Was the Messiah going to be political or spiritual? Or is the Messiah going
to be the One where all of these things, even though they appear to be
opposites, would somehow come true?
Regardless of who the Messiah was or what the Messiah was going to do once
he arrived, all the Hebrews were living in expectation that the Messiah
would come and fulfill their hopes and dreams.
The expectation of the Messiah would be heightened when the forerunner of
the Messiah appeared. Before the messiah would arrive, there would be one
who would proclaim that the "anointed one" was coming.
Isaiah, the prophet, spoke of such a forerunner. "I am the voice of one
crying out in the wilderness, 'Make straight the way of the Lord.'"
Before a king made his way to visit among his subjects, the subjects were
expected to "roll out the red carpet" for his arrival. Part of this was to
prepare a straight path for as smooth an arrival as possible. Roads would
often be found in a terrible state of disrepair. Potholes would have to
filled. Debris that had mounded up would have to be removed. If it was
considered too inconvenient to go up or down a steep incline, then a way
would be made around such obstacles. Whatever could be done to straighten
out the road and get it put in good order was done.
The forerunner arrived far enough in advance of the king as to give the
people ample opportunity to get out and get the straightening accomplished.
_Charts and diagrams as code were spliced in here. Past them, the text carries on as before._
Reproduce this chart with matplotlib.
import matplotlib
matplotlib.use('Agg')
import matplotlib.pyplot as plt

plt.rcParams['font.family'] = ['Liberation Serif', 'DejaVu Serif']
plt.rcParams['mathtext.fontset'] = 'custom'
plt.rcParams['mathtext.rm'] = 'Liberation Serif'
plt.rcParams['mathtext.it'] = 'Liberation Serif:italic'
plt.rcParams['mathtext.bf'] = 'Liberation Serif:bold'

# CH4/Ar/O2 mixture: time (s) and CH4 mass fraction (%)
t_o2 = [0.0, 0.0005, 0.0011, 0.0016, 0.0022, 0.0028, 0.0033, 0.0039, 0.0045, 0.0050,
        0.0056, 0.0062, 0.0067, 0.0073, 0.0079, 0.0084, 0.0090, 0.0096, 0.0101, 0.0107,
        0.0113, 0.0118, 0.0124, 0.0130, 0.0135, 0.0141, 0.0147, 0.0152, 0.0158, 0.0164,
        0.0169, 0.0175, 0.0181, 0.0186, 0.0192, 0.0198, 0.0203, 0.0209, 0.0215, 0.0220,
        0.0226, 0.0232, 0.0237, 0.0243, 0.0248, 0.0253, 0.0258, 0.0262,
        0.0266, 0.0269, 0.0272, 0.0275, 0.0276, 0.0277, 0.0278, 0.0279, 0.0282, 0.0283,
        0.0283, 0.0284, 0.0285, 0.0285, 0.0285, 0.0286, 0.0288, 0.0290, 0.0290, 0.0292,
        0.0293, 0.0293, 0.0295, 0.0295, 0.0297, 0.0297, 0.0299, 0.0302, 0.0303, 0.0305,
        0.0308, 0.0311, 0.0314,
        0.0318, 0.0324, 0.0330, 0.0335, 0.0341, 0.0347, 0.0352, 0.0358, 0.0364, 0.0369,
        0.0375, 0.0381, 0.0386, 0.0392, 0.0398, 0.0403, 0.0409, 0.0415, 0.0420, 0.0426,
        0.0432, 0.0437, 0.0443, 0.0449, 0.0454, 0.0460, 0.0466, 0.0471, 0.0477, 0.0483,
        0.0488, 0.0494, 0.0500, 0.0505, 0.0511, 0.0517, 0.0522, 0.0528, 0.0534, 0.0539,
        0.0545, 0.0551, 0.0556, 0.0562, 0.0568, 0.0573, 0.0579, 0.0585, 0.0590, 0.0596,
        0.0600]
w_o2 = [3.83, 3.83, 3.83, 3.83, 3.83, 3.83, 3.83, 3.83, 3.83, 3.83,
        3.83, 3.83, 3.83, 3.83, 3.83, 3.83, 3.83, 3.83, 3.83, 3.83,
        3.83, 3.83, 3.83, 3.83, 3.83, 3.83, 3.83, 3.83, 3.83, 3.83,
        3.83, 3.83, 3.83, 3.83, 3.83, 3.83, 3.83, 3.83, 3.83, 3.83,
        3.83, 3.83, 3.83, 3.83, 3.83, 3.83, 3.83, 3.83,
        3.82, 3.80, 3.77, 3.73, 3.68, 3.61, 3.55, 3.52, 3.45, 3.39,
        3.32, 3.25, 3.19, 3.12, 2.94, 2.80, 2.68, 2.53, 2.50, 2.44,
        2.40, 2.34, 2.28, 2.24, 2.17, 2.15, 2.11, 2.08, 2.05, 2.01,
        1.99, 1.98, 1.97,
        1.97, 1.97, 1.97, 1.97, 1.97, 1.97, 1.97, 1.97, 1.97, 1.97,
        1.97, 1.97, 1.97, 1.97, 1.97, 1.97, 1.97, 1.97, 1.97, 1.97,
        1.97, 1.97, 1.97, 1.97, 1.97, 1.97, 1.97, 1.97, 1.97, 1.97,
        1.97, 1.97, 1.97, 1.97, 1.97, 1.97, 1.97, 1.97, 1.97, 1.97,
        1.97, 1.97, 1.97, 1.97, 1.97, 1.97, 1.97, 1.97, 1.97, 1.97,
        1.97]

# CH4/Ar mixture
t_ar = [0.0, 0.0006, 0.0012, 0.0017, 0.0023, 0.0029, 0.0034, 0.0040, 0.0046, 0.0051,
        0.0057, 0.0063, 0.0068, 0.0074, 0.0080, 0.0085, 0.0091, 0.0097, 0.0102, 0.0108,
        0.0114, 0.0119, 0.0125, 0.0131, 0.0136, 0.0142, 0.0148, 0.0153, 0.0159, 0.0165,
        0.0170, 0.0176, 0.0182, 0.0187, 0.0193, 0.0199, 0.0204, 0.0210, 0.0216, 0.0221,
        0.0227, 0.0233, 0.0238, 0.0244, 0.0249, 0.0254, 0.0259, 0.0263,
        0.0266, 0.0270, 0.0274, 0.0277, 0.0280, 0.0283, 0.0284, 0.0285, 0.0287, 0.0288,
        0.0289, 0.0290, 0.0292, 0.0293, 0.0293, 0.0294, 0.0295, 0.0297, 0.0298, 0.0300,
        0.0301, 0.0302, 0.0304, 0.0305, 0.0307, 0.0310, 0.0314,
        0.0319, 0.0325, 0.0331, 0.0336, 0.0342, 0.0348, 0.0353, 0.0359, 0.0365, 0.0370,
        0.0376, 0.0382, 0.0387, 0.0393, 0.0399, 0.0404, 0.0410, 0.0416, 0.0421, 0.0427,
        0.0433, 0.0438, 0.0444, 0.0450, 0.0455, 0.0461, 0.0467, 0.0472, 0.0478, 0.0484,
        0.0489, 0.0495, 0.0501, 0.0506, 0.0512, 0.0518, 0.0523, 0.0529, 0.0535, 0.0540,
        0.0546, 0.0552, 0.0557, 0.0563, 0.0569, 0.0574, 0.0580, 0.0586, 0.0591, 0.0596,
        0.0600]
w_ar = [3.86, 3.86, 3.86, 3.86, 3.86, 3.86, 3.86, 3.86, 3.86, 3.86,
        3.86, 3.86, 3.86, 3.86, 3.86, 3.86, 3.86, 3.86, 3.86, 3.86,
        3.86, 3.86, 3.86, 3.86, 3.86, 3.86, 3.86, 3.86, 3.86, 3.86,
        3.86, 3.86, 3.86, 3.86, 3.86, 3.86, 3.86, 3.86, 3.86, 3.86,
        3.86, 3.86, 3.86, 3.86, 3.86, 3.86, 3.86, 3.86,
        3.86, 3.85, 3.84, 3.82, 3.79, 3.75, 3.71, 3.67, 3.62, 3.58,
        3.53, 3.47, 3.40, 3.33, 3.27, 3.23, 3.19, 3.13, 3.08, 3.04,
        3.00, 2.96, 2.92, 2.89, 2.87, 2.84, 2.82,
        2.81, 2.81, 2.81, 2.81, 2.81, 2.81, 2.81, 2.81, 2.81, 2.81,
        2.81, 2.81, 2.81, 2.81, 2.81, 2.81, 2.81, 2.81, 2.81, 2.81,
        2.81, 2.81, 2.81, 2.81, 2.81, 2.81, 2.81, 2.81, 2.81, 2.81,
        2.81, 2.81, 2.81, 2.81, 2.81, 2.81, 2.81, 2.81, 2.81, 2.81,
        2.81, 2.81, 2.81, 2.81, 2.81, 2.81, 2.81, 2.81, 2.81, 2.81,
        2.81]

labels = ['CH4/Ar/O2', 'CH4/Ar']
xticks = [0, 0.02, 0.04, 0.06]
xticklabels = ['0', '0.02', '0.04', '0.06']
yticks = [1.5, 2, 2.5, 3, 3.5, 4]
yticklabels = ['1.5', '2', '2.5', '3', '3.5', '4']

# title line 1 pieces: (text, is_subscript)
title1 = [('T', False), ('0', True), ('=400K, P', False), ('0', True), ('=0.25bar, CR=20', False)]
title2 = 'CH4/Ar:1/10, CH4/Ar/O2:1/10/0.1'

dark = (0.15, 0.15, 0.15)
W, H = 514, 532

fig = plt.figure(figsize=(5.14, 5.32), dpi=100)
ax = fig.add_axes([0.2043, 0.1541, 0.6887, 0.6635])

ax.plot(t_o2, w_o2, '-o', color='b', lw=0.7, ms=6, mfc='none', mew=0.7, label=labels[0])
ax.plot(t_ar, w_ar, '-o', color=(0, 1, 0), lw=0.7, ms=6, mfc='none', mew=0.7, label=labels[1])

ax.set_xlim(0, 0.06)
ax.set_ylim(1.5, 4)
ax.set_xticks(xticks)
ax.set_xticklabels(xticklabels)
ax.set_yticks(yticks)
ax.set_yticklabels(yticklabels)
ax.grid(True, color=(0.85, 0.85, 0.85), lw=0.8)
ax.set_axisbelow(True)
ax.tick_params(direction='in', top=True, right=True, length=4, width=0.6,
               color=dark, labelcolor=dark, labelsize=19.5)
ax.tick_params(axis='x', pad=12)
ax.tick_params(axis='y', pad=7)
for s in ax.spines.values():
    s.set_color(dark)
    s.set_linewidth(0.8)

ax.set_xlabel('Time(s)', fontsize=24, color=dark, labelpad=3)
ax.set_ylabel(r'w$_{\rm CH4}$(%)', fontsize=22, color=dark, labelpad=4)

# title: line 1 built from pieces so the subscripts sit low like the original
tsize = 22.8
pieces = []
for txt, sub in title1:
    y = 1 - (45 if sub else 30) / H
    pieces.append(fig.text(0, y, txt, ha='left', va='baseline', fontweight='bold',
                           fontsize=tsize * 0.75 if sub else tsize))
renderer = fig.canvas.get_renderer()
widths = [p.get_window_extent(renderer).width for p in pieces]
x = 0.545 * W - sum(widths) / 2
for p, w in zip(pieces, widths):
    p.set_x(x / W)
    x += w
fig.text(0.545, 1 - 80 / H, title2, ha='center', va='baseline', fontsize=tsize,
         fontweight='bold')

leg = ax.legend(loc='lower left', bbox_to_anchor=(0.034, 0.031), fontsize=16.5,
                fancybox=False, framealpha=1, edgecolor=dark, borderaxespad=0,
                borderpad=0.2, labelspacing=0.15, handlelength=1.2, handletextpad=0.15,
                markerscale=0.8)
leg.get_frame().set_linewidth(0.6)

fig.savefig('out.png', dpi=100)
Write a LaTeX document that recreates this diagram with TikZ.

Mind you, they didn't have forever, but they had sufficient time to get the
job done. There was no time to waste once the forerunner cried out that the
anointed one was coming. This, too, would add to the sense of urgency and
expectation.
Some believed Elijah was going be the forerunner for the Messiah. According
to the Bible record, Elijah did not die but was taken up to heaven in a
whirlwind, separated from his follower Elisha by a chariot and horses made
of fire (2 Kings 2:11). Elijah therefore did not die like other mortals,
and so it was believed that he would return as the forerunner to the Messiah
's arrival (Mic. 4:5).
Elijah was expected to settle the disputes of the people before the Messiah
came. He would be able to separate the good from the evil, the clean and
the unclean. He would also be able to mend the brokenness experienced among
the families who were alienated from one another. This would be yet another
way the forerunner Elijah would straighten things out before the Messiah
arrived.
Some others believed the forerunner to the Messiah would be one more
generically referred to as 'The Prophet." Prophets are people who tell God'
s truth regardless of the consequences. They may even behave in peculiar
manners in order to better illustrate and bring across their message from
God.
The Hebrew people had had many prophets, although at the time of Jesus and
John there had been no prophets for hundreds of years. Some expected that
the prophet who would act as forerunner would be Isaiah or Jeremiah. It was
based on Moses promise to the Hebrew people in the book of Deuteronomy
(18:15): "The Lord your God will raise up for you a prophet like me from
among your own people; you shall heed such a prophet."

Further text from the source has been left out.